Print the material below exactly as it stands, please, from its first line to the line holding "text height=10bp, text", with no pictures.
>> START
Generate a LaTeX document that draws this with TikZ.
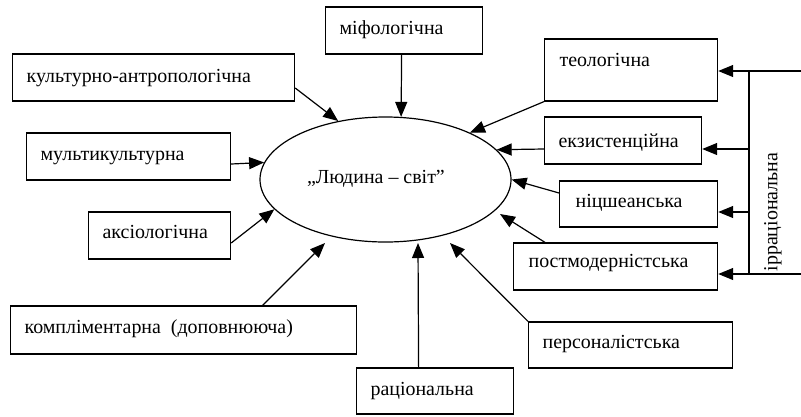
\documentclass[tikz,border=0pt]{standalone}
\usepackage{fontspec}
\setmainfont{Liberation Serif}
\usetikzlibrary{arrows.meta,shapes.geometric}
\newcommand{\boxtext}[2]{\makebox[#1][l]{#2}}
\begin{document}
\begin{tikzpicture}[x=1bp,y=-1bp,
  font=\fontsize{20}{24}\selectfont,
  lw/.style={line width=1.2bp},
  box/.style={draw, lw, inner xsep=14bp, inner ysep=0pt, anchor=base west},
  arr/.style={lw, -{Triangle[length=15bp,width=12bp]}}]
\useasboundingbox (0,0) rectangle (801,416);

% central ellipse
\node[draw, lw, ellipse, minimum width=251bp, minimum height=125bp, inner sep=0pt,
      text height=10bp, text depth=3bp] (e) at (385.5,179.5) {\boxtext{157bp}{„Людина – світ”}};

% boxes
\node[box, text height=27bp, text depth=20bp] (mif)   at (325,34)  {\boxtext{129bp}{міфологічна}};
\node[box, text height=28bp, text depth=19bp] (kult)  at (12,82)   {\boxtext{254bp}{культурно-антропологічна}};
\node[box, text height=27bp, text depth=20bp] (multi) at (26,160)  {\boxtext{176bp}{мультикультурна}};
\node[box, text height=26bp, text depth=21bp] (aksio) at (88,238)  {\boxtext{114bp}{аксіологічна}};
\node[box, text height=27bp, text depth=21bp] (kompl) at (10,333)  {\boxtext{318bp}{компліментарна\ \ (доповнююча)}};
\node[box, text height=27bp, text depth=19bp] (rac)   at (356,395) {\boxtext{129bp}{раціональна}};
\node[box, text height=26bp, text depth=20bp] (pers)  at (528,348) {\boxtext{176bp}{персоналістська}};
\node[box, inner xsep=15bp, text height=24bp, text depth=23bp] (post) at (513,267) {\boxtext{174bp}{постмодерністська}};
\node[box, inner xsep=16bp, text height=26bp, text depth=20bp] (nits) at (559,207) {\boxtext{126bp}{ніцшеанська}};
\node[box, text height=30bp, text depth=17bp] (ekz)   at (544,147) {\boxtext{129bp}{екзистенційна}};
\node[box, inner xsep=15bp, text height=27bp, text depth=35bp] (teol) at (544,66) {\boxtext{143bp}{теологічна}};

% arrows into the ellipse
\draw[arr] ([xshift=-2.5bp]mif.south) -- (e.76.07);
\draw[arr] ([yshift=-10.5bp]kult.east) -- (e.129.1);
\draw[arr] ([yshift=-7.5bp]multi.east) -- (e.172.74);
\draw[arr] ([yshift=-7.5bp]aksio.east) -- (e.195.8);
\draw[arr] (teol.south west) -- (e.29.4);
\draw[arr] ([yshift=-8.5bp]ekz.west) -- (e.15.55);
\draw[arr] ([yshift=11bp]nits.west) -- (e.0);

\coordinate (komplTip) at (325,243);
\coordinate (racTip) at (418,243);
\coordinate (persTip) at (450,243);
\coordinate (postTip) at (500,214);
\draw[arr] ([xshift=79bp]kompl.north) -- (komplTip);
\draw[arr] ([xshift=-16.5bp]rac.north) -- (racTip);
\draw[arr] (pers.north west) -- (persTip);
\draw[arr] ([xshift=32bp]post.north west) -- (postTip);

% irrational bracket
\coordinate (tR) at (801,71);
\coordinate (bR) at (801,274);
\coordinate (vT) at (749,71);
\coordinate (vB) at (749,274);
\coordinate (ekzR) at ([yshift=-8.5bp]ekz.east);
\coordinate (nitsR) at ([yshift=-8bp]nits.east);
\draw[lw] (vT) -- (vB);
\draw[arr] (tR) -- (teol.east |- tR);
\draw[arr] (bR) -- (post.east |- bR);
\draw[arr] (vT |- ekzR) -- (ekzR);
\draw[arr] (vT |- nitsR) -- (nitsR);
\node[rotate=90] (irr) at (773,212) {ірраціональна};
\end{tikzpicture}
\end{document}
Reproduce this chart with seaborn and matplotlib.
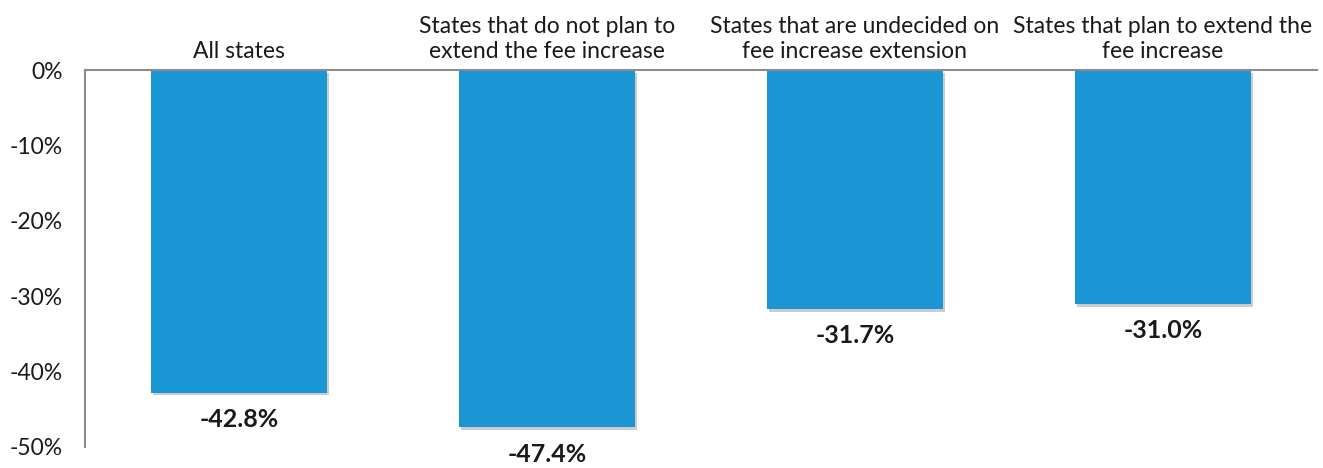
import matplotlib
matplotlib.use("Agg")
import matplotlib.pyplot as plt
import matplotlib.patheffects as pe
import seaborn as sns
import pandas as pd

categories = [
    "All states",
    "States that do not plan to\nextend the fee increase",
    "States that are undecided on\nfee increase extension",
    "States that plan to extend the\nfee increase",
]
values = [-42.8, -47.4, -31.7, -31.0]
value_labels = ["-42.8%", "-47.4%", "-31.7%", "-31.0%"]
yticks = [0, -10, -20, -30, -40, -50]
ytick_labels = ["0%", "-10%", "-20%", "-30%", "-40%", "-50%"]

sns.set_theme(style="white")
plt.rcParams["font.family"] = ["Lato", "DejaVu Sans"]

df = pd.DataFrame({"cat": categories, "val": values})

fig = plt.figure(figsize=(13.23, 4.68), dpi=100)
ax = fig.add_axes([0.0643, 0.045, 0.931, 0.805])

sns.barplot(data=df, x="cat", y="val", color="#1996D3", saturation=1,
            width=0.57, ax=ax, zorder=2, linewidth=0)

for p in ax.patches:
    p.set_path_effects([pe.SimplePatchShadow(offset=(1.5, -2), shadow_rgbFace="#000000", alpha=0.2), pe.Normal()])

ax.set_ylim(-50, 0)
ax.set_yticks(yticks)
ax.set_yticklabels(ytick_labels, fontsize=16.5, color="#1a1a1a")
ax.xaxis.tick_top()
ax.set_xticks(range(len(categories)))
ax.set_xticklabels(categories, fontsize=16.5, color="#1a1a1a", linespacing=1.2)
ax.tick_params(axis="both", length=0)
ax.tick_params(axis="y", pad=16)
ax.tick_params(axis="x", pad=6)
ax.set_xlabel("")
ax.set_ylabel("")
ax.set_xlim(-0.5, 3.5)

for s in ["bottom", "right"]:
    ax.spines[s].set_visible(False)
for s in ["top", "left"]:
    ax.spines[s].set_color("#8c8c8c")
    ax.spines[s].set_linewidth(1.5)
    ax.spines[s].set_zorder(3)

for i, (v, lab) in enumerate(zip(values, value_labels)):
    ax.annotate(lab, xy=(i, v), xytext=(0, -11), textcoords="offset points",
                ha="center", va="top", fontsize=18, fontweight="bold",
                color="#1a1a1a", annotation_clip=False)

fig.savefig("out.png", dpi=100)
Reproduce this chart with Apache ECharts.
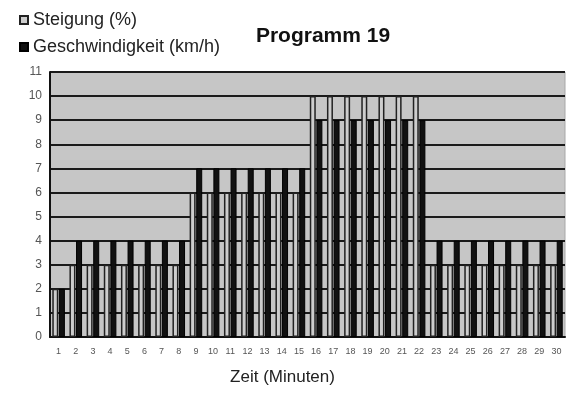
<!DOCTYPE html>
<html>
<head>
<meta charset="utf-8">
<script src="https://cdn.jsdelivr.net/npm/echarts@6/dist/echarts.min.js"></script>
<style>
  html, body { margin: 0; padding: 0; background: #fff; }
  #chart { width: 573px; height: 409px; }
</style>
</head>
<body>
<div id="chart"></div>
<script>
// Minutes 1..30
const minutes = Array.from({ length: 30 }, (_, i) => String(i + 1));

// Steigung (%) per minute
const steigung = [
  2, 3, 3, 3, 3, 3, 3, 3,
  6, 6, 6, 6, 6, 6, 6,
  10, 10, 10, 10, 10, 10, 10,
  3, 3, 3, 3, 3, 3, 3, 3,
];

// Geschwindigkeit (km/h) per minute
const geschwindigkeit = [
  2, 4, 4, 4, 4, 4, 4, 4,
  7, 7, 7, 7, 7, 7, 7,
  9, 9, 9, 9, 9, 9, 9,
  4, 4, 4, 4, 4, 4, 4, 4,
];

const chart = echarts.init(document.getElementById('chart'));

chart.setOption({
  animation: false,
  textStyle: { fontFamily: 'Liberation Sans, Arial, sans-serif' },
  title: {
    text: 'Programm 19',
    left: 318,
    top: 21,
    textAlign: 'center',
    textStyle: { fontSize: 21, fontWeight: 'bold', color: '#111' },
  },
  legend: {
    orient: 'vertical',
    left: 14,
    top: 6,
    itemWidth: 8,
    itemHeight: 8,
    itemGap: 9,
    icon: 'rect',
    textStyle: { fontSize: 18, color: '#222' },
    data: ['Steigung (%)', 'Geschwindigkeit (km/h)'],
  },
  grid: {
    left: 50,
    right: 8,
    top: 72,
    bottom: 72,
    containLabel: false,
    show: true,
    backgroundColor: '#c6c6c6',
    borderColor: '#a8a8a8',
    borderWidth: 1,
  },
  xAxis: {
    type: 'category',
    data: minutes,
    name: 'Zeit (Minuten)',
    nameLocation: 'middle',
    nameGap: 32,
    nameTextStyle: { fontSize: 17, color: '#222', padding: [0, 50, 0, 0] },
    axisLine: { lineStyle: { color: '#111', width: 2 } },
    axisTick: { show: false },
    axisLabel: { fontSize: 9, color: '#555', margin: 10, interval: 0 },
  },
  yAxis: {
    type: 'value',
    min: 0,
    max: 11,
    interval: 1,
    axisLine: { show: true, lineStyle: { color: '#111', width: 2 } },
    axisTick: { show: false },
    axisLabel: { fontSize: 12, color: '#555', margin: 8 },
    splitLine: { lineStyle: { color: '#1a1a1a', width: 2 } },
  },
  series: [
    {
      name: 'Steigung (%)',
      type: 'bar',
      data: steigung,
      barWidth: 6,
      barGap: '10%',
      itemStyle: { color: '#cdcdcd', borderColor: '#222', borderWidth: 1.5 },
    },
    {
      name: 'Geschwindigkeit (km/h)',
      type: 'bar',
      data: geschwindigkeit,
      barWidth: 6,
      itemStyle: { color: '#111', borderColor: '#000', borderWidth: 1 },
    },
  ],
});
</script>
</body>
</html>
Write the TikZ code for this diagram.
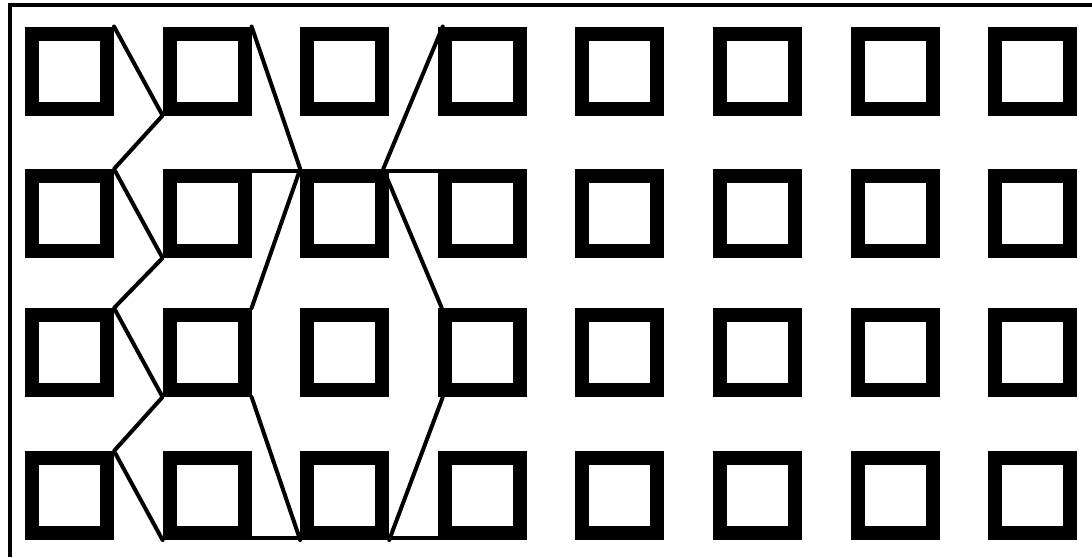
>> END
RESULT OF THIS EXERCISE
Generate a LaTeX document that draws this with TikZ.
\documentclass[tikz,border=0pt]{standalone}
\usepackage{fontspec}
\setmainfont{Liberation Serif}
\usetikzlibrary{arrows.meta,shapes.geometric}
\newcommand{\boxtext}[2]{\makebox[#1][l]{#2}}
\begin{document}
\begin{tikzpicture}[x=1bp,y=-1bp,
  font=\fontsize{20}{24}\selectfont,
  lw/.style={line width=1.2bp},
  box/.style={draw, lw, inner xsep=14bp, inner ysep=0pt, anchor=base west},
  arr/.style={lw, -{Triangle[length=15bp,width=12bp]}}]
\useasboundingbox (0,0) rectangle (801,416);

% central ellipse
\node[draw, lw, ellipse, minimum width=251bp, minimum height=125bp, inner sep=0pt,
      text height=10bp, text depth=3bp] (e) at (385.5,179.5) {\boxtext{157bp}{„Людина – світ”}};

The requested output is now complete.